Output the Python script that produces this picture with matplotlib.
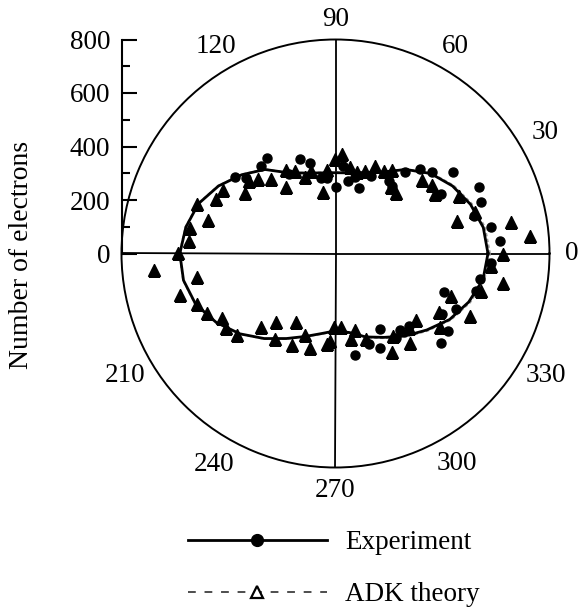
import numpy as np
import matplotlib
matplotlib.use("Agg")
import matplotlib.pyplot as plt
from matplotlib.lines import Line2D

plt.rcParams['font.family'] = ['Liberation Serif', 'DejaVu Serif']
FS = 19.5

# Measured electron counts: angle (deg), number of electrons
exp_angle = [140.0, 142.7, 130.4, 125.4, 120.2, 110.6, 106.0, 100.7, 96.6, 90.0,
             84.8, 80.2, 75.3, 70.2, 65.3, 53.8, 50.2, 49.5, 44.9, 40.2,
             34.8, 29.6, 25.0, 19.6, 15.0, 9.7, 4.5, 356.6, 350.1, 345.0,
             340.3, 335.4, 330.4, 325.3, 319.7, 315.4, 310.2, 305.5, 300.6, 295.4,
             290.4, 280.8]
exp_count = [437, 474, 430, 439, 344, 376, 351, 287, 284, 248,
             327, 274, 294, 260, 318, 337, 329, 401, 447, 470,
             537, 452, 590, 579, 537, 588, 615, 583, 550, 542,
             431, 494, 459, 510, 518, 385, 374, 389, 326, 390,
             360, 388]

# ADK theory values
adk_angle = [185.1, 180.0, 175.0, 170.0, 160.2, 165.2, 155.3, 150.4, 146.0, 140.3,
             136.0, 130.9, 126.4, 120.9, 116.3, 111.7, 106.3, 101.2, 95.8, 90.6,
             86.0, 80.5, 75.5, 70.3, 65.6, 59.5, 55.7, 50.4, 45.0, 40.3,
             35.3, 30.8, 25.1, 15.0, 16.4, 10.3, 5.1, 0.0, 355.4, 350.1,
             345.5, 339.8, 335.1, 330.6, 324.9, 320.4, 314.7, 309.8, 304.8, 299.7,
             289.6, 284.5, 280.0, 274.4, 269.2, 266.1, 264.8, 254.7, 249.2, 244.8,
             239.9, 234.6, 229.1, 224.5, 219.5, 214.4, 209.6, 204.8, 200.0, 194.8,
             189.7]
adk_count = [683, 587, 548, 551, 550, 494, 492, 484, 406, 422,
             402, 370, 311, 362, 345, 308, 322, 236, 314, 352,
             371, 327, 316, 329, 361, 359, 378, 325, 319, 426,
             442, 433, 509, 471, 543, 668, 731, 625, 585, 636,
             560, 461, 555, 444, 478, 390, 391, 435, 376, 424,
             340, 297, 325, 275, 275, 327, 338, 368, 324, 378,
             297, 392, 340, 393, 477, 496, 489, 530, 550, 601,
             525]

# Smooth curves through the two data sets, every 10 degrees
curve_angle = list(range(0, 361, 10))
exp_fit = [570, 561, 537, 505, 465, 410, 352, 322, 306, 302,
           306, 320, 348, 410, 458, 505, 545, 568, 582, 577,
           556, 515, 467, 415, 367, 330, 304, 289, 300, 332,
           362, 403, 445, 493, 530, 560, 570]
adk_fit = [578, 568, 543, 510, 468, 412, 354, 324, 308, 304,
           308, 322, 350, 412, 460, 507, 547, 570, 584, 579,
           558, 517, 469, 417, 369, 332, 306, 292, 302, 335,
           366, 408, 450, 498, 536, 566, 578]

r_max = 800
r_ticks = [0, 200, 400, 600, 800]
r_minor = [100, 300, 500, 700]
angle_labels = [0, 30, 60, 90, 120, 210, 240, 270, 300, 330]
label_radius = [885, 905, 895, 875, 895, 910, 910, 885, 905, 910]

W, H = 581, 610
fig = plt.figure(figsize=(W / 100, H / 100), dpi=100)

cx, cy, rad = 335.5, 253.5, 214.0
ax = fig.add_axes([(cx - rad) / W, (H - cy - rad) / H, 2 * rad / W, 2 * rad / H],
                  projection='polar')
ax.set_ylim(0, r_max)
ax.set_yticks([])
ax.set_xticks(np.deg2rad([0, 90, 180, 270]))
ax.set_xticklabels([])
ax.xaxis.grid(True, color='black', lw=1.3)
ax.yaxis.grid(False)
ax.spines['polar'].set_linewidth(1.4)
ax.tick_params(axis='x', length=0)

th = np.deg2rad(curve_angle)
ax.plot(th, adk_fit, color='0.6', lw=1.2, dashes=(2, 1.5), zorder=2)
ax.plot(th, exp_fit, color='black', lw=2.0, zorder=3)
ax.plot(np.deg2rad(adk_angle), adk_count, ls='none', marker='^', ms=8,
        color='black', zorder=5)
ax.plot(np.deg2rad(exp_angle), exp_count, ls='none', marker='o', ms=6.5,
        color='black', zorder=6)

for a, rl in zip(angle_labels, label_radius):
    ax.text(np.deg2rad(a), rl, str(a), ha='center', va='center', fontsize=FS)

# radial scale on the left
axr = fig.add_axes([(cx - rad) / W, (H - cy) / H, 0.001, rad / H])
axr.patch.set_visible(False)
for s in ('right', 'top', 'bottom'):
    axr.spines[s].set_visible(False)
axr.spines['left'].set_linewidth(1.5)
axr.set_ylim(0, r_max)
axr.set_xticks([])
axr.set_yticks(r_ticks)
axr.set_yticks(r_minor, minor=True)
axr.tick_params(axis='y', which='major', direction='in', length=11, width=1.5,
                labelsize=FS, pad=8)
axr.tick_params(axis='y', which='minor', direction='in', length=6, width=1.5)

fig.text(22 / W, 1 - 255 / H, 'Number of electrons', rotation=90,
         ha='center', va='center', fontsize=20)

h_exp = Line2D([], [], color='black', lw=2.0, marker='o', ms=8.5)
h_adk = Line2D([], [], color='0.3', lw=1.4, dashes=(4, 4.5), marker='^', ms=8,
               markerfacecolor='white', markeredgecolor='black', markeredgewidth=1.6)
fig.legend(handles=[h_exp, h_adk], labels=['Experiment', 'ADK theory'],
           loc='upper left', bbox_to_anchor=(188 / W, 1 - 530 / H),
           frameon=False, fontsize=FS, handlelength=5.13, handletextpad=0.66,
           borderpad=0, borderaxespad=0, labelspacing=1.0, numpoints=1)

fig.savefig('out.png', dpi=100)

--- --- ---

_WHAT YOU ARE ASKED TO DO_: Give every line back word for word and leave the pictures out.

_TASK RESULT_:
Output the Python script that produces this picture with matplotlib.
import numpy as np
import matplotlib
matplotlib.use("Agg")
import matplotlib.pyplot as plt
from matplotlib.lines import Line2D

plt.rcParams['font.family'] = ['Liberation Serif', 'DejaVu Serif']
FS = 19.5

# Measured electron counts: angle (deg), number of electrons
exp_angle = [140.0, 142.7, 130.4, 125.4, 120.2, 110.6, 106.0, 100.7, 96.6, 90.0,
             84.8, 80.2, 75.3, 70.2, 65.3, 53.8, 50.2, 49.5, 44.9, 40.2,
             34.8, 29.6, 25.0, 19.6, 15.0, 9.7, 4.5, 356.6, 350.1, 345.0,
             340.3, 335.4, 330.4, 325.3, 319.7, 315.4, 310.2, 305.5, 300.6, 295.4,
             290.4, 280.8]
exp_count = [437, 474, 430, 439, 344, 376, 351, 287, 284, 248,
             327, 274, 294, 260, 318, 337, 329, 401, 447, 470,
             537, 452, 590, 579, 537, 588, 615, 583, 550, 542,
             431, 494, 459, 510, 518, 385, 374, 389, 326, 390,
             360, 388]

# ADK theory values
adk_angle = [185.1, 180.0, 175.0, 170.0, 160.2, 165.2, 155.3, 150.4, 146.0, 140.3,
             136.0, 130.9, 126.4, 120.9, 116.3, 111.7, 106.3, 101.2, 95.8, 90.6,
             86.0, 80.5, 75.5, 70.3, 65.6, 59.5, 55.7, 50.4, 45.0, 40.3,
             35.3, 30.8, 25.1, 15.0, 16.4, 10.3, 5.1, 0.0, 355.4, 350.1,
             345.5, 339.8, 335.1, 330.6, 324.9, 320.4, 314.7, 309.8, 304.8, 299.7,
             289.6, 284.5, 280.0, 274.4, 269.2, 266.1, 264.8, 254.7, 249.2, 244.8,
             239.9, 234.6, 229.1, 224.5, 219.5, 214.4, 209.6, 204.8, 200.0, 194.8,
             189.7]
adk_count = [683, 587, 548, 551, 550, 494, 492, 484, 406, 422,
             402, 370, 311, 362, 345, 308, 322, 236, 314, 352,
             371, 327, 316, 329, 361, 359, 378, 325, 319, 426,
             442, 433, 509, 471, 543, 668, 731, 625, 585, 636,
             560, 461, 555, 444, 478, 390, 391, 435, 376, 424,
             340, 297, 325, 275, 275, 327, 338, 368, 324, 378,
             297, 392, 340, 393, 477, 496, 489, 530, 550, 601,
             525]

# Smooth curves through the two data sets, every 10 degrees
curve_angle = list(range(0, 361, 10))
exp_fit = [570, 561, 537, 505, 465, 410, 352, 322, 306, 302,
           306, 320, 348, 410, 458, 505, 545, 568, 582, 577,
           556, 515, 467, 415, 367, 330, 304, 289, 300, 332,
           362, 403, 445, 493, 530, 560, 570]
adk_fit = [578, 568, 543, 510, 468, 412, 354, 324, 308, 304,
           308, 322, 350, 412, 460, 507, 547, 570, 584, 579,
           558, 517, 469, 417, 369, 332, 306, 292, 302, 335,
           366, 408, 450, 498, 536, 566, 578]

r_max = 800
r_ticks = [0, 200, 400, 600, 800]
r_minor = [100, 300, 500, 700]
angle_labels = [0, 30, 60, 90, 120, 210, 240, 270, 300, 330]
label_radius = [885, 905, 895, 875, 895, 910, 910, 885, 905, 910]

W, H = 581, 610
fig = plt.figure(figsize=(W / 100, H / 100), dpi=100)

cx, cy, rad = 335.5, 253.5, 214.0
ax = fig.add_axes([(cx - rad) / W, (H - cy - rad) / H, 2 * rad / W, 2 * rad / H],
                  projection='polar')
ax.set_ylim(0, r_max)
ax.set_yticks([])
ax.set_xticks(np.deg2rad([0, 90, 180, 270]))
ax.set_xticklabels([])
ax.xaxis.grid(True, color='black', lw=1.3)
ax.yaxis.grid(False)
ax.spines['polar'].set_linewidth(1.4)
ax.tick_params(axis='x', length=0)

th = np.deg2rad(curve_angle)
ax.plot(th, adk_fit, color='0.6', lw=1.2, dashes=(2, 1.5), zorder=2)
ax.plot(th, exp_fit, color='black', lw=2.0, zorder=3)
ax.plot(np.deg2rad(adk_angle), adk_count, ls='none', marker='^', ms=8,
        color='black', zorder=5)
ax.plot(np.deg2rad(exp_angle), exp_count, ls='none', marker='o', ms=6.5,
        color='black', zorder=6)

for a, rl in zip(angle_labels, label_radius):
    ax.text(np.deg2rad(a), rl, str(a), ha='center', va='center', fontsize=FS)

# radial scale on the left
axr = fig.add_axes([(cx - rad) / W, (H - cy) / H, 0.001, rad / H])
axr.patch.set_visible(False)
for s in ('right', 'top', 'bottom'):
    axr.spines[s].set_visible(False)
axr.spines['left'].set_linewidth(1.5)
axr.set_ylim(0, r_max)
axr.set_xticks([])
axr.set_yticks(r_ticks)
axr.set_yticks(r_minor, minor=True)
axr.tick_params(axis='y', which='major', direction='in', length=11, width=1.5,
                labelsize=FS, pad=8)
axr.tick_params(axis='y', which='minor', direction='in', length=6, width=1.5)

fig.text(22 / W, 1 - 255 / H, 'Number of electrons', rotation=90,
         ha='center', va='center', fontsize=20)

h_exp = Line2D([], [], color='black', lw=2.0, marker='o', ms=8.5)
h_adk = Line2D([], [], color='0.3', lw=1.4, dashes=(4, 4.5), marker='^', ms=8,
               markerfacecolor='white', markeredgecolor='black', markeredgewidth=1.6)
fig.legend(handles=[h_exp, h_adk], labels=['Experiment', 'ADK theory'],
           loc='upper left', bbox_to_anchor=(188 / W, 1 - 530 / H),
           frameon=False, fontsize=FS, handlelength=5.13, handletextpad=0.66,
           borderpad=0, borderaxespad=0, labelspacing=1.0, numpoints=1)

fig.savefig('out.png', dpi=100)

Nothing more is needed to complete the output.